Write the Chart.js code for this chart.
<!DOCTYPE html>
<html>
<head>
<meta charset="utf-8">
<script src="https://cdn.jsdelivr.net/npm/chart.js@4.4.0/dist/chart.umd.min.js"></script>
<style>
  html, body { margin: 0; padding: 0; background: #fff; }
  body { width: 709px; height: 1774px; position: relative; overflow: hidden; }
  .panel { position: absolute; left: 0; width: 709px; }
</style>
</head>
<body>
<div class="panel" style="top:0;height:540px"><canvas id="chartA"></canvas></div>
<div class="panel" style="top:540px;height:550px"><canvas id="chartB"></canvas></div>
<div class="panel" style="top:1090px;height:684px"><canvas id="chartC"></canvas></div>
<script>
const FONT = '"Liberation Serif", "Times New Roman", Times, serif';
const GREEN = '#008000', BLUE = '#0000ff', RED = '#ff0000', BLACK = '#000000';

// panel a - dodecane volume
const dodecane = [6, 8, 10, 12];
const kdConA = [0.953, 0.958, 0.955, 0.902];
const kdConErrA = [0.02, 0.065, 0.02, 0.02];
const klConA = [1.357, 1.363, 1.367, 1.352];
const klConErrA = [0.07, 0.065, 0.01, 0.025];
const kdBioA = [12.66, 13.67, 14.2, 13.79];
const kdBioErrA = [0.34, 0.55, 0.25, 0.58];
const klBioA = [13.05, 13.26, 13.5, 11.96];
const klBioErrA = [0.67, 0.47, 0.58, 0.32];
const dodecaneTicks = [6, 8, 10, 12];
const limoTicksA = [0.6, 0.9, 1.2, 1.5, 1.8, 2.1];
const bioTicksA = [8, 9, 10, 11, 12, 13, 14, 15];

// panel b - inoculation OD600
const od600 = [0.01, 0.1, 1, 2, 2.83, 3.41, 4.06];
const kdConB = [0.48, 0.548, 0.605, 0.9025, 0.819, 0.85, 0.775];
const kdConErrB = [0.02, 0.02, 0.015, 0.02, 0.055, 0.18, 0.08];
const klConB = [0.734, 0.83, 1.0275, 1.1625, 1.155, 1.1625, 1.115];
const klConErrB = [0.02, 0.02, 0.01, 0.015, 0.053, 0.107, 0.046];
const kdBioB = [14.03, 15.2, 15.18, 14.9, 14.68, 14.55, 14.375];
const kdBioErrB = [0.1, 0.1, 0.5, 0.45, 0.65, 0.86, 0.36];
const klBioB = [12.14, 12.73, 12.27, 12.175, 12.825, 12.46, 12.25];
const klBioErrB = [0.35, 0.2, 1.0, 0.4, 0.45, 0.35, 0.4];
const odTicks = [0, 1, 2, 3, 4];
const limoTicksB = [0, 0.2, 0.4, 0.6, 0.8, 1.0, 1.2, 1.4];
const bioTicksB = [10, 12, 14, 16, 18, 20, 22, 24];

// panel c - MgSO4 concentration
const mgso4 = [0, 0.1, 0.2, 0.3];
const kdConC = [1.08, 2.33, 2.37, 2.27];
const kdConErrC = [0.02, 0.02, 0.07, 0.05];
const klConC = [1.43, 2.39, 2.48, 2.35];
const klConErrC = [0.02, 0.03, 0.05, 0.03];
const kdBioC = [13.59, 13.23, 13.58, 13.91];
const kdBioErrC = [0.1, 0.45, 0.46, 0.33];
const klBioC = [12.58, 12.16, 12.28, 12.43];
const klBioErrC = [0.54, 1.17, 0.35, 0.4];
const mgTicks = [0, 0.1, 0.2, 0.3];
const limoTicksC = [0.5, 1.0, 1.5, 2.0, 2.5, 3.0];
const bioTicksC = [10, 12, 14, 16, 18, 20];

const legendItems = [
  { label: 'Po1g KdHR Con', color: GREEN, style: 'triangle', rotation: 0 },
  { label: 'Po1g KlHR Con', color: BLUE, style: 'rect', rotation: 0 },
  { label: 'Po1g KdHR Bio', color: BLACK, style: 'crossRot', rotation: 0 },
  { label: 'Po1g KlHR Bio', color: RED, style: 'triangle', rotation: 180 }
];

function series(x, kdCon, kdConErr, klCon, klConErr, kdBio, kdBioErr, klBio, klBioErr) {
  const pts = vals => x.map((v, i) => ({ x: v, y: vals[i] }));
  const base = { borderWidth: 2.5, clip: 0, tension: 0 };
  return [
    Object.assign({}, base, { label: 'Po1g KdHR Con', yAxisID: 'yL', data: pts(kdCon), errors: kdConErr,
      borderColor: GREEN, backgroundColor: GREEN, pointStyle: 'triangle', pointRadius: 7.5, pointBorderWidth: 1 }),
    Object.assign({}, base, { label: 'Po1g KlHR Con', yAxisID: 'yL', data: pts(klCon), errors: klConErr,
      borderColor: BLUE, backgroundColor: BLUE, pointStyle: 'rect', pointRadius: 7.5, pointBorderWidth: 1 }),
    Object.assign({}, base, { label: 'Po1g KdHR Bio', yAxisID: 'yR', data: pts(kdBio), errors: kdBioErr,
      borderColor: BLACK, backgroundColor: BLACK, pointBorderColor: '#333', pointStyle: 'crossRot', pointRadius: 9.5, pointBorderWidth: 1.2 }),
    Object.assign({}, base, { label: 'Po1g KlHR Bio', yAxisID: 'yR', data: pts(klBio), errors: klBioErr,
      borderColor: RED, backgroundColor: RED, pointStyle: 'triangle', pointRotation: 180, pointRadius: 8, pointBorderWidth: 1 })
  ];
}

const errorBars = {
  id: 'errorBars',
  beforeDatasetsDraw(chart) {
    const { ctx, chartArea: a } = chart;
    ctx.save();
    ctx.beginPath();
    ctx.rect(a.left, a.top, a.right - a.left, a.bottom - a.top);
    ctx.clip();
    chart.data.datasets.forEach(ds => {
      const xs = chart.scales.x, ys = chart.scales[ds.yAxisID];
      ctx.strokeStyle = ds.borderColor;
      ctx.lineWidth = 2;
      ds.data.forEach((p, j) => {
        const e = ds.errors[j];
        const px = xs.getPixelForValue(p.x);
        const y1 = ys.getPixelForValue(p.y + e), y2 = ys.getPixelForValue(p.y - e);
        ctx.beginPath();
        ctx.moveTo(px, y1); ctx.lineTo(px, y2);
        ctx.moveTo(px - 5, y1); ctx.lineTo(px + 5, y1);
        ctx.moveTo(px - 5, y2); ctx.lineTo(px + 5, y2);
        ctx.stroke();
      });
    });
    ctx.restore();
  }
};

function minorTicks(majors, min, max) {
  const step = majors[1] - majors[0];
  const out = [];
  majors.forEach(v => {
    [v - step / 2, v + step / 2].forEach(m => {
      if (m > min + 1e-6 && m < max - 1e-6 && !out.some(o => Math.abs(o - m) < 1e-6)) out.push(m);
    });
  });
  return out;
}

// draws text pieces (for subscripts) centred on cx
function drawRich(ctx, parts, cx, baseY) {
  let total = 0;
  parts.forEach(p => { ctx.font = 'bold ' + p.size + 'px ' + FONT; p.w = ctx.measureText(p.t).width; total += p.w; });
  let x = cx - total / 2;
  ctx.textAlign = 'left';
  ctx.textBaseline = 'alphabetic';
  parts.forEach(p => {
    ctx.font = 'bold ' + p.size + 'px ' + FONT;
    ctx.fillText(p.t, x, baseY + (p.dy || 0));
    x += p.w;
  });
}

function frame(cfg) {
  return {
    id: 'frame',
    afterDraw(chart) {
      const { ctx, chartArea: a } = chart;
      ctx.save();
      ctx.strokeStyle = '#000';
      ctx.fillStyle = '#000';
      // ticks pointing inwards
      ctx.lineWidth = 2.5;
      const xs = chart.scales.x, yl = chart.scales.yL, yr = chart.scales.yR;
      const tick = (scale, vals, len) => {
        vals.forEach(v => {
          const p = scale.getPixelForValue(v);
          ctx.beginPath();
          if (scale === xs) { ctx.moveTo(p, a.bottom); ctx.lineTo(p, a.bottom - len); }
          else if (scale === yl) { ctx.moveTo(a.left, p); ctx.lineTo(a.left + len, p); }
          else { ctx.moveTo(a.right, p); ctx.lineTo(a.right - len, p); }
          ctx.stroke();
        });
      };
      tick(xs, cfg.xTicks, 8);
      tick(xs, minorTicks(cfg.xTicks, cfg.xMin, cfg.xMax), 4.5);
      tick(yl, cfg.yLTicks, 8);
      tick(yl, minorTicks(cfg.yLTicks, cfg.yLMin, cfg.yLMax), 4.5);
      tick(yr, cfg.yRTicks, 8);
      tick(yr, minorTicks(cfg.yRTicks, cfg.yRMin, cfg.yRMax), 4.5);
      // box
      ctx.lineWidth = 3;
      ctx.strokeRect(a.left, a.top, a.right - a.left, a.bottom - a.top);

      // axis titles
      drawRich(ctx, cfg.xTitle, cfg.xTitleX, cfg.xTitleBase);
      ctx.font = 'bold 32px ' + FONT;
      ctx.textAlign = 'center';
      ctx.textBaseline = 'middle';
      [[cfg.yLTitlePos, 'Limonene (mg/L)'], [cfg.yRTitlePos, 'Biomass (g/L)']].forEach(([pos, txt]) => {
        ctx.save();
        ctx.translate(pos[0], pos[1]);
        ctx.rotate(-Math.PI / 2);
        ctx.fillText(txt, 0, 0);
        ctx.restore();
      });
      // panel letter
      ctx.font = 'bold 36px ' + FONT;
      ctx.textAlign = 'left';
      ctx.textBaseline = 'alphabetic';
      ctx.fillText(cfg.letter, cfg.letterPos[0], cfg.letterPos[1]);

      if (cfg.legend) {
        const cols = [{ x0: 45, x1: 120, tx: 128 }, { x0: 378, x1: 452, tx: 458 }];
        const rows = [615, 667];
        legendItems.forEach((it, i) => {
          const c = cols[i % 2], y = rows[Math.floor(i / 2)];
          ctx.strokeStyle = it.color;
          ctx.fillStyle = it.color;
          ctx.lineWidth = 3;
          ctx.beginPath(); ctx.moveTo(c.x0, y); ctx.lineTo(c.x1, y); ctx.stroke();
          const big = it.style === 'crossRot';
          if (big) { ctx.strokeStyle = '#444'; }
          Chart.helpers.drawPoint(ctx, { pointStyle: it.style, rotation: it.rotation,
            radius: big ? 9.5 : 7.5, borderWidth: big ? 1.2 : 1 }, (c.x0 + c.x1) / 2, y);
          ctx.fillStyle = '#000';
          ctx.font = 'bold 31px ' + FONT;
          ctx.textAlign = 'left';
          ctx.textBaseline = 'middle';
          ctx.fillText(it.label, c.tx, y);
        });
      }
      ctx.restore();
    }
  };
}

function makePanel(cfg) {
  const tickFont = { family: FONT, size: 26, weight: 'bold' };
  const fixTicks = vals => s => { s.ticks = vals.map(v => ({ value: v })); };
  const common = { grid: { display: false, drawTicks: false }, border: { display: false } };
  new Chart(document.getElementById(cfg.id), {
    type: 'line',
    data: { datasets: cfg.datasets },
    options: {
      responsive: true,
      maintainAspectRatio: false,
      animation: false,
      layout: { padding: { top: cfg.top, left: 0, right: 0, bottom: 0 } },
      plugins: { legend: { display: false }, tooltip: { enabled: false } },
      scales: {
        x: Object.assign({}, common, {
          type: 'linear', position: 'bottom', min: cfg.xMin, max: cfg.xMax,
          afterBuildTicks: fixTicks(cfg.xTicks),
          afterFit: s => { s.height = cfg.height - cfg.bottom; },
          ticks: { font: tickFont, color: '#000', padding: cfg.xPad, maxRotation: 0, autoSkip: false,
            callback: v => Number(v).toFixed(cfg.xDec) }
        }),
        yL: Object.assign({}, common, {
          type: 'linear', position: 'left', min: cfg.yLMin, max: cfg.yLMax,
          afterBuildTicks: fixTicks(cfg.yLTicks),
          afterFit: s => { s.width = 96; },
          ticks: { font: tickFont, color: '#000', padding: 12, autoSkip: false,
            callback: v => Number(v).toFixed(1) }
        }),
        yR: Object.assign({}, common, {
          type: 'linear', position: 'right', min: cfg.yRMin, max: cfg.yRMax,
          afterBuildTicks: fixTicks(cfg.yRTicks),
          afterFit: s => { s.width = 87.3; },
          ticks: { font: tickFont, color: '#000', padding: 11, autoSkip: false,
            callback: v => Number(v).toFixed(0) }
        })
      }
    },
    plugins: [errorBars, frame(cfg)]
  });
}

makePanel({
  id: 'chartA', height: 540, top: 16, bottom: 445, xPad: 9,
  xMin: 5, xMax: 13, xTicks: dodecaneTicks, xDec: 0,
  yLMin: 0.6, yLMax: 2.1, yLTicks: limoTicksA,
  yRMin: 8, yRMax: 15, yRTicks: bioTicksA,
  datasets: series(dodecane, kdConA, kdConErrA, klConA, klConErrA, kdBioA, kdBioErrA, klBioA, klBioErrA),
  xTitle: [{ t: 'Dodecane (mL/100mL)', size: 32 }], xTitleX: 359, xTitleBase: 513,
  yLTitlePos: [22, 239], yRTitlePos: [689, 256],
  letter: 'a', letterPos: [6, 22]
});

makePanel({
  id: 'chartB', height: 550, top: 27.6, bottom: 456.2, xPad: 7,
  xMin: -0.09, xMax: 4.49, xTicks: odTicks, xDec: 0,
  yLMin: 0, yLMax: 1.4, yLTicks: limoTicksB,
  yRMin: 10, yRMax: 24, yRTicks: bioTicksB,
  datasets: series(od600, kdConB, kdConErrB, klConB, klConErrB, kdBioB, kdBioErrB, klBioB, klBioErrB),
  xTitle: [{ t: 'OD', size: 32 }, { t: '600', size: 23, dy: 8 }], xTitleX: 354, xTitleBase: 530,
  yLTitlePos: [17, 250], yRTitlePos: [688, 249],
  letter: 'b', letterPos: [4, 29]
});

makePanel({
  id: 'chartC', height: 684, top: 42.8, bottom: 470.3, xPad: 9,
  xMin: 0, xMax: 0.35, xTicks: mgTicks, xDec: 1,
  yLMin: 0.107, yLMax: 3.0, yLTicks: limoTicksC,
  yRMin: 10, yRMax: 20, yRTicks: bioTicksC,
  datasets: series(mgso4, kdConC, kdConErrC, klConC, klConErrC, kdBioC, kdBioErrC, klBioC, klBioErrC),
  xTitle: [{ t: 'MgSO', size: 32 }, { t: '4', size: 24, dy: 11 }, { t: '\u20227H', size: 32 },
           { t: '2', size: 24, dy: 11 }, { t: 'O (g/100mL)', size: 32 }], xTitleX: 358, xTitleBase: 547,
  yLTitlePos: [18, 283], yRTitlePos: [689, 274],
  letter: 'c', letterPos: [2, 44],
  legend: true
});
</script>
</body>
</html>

_ _ _ _

* AIM *
Quote exactly the stretch of lines above that starts at the first one and ends at the line with "const GREEN = '#008000', BLUE", and nothing beyond it.

* EXERCISE RESULT *
Write the Chart.js code for this chart.
<!DOCTYPE html>
<html>
<head>
<meta charset="utf-8">
<script src="https://cdn.jsdelivr.net/npm/chart.js@4.4.0/dist/chart.umd.min.js"></script>
<style>
  html, body { margin: 0; padding: 0; background: #fff; }
  body { width: 709px; height: 1774px; position: relative; overflow: hidden; }
  .panel { position: absolute; left: 0; width: 709px; }
</style>
</head>
<body>
<div class="panel" style="top:0;height:540px"><canvas id="chartA"></canvas></div>
<div class="panel" style="top:540px;height:550px"><canvas id="chartB"></canvas></div>
<div class="panel" style="top:1090px;height:684px"><canvas id="chartC"></canvas></div>
<script>
const FONT = '"Liberation Serif", "Times New Roman", Times, serif';
const GREEN = '#008000', BLUE = '#0000ff', RED = '#ff0000', BLACK = '#000000';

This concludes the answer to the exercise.